Why Does 'Outliers' Argue Birthdates Impact Success In Sports?

2025-06-25 08:08:57 608

3 Answers

Dylan
Dylan
2025-06-26 04:26:25
The birth month effect in 'Outliers' reveals how systemic structures shape success more than individual merit. Gladwell analyzes Canadian hockey leagues where the January 1 cutoff date creates a glaring imbalance. A kid born on January 2 gets placed with teammates almost a full year younger, giving them superior strength, coordination, and cognitive development at critical stages. Coaches mistake this maturity for exceptional talent and fast-track them into elite programs with 500% more practice time. By age 13, these "older" players dominate not because they're inherently better, but because the system amplified tiny initial differences.

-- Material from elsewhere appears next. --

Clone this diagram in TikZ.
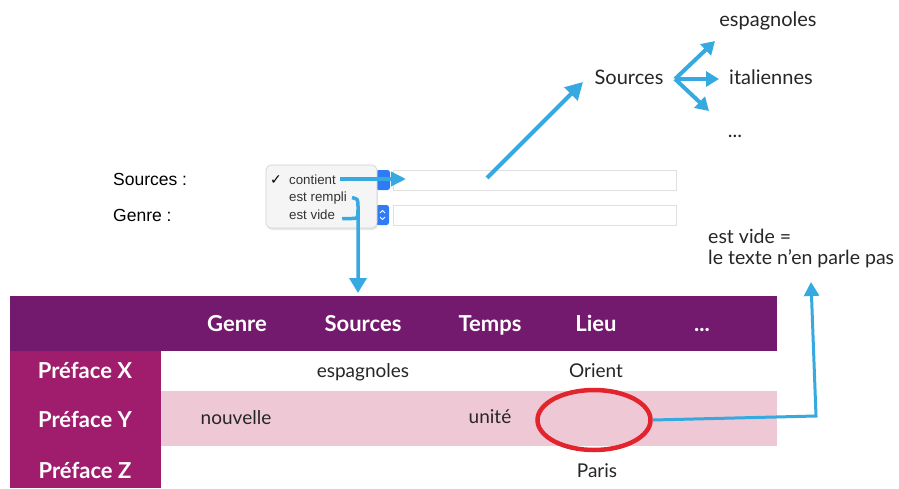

This pattern extends beyond sports. School cutoffs create similar advantages in academics—September-born children outperform August-born peers by entire grade levels. The book forces us to question meritocracy myths. Success isn't just about grit; it's about hidden opportunities created by arbitrary rules. Even minor advantages compound over time through the Matthew Effect: those who start slightly ahead get more resources to pull further ahead. The takeaway isn't that birthdates magically create talent, but that small structural biases can determine who gets chances to excel.
Uriah
Uriah
2025-06-27 20:36:28
Malcolm Gladwell's 'Outliers' hits hard with the birthdate theory in sports, and it makes perfect sense when you see the data. Kids born just after the cutoff dates for youth leagues get nearly a full year of extra physical development compared to their peers. That slight edge means they perform better early on, get picked for advanced teams, receive better coaching, and snowball into elite athletes. It's not about raw talent—it's about how arbitrary calendar cutoffs create artificial advantages. Hockey players born in January outperform December babies by staggering margins because they've had 11 extra months to grow. The system accidentally funnels resources to those who happen to be older within their age bracket, turning small initial differences into career-defining gaps.
Uma
Uma
2025-06-27 21:59:59
What fascinates me about Gladwell's argument is how it exposes the illusion of fairness in talent selection. Sports scouts think they're identifying innate ability when they're actually rewarding accidental age advantages. A hockey player born on December 31 might have equal potential as one born on January 1, but the latter gets labeled a "prodigy" simply for being older within the same age bracket. This initial labeling becomes self-fulfilling—better coaching, more game time, and psychological confidence transform temporary physical advantages into permanent skill gaps.

The implications are huge for how we structure youth development. Some European soccer academies now group players by physical maturity rather than birth year. 'Outliers' makes you realize how many geniuses we've missed by over-rewarding early bloomers. The book doesn't dismiss hard work—it just shows how arbitrary starting lines distort our perception of it. Even month-to-month developmental differences at age six can dictate who gets labeled 'talented' and who gets left behind.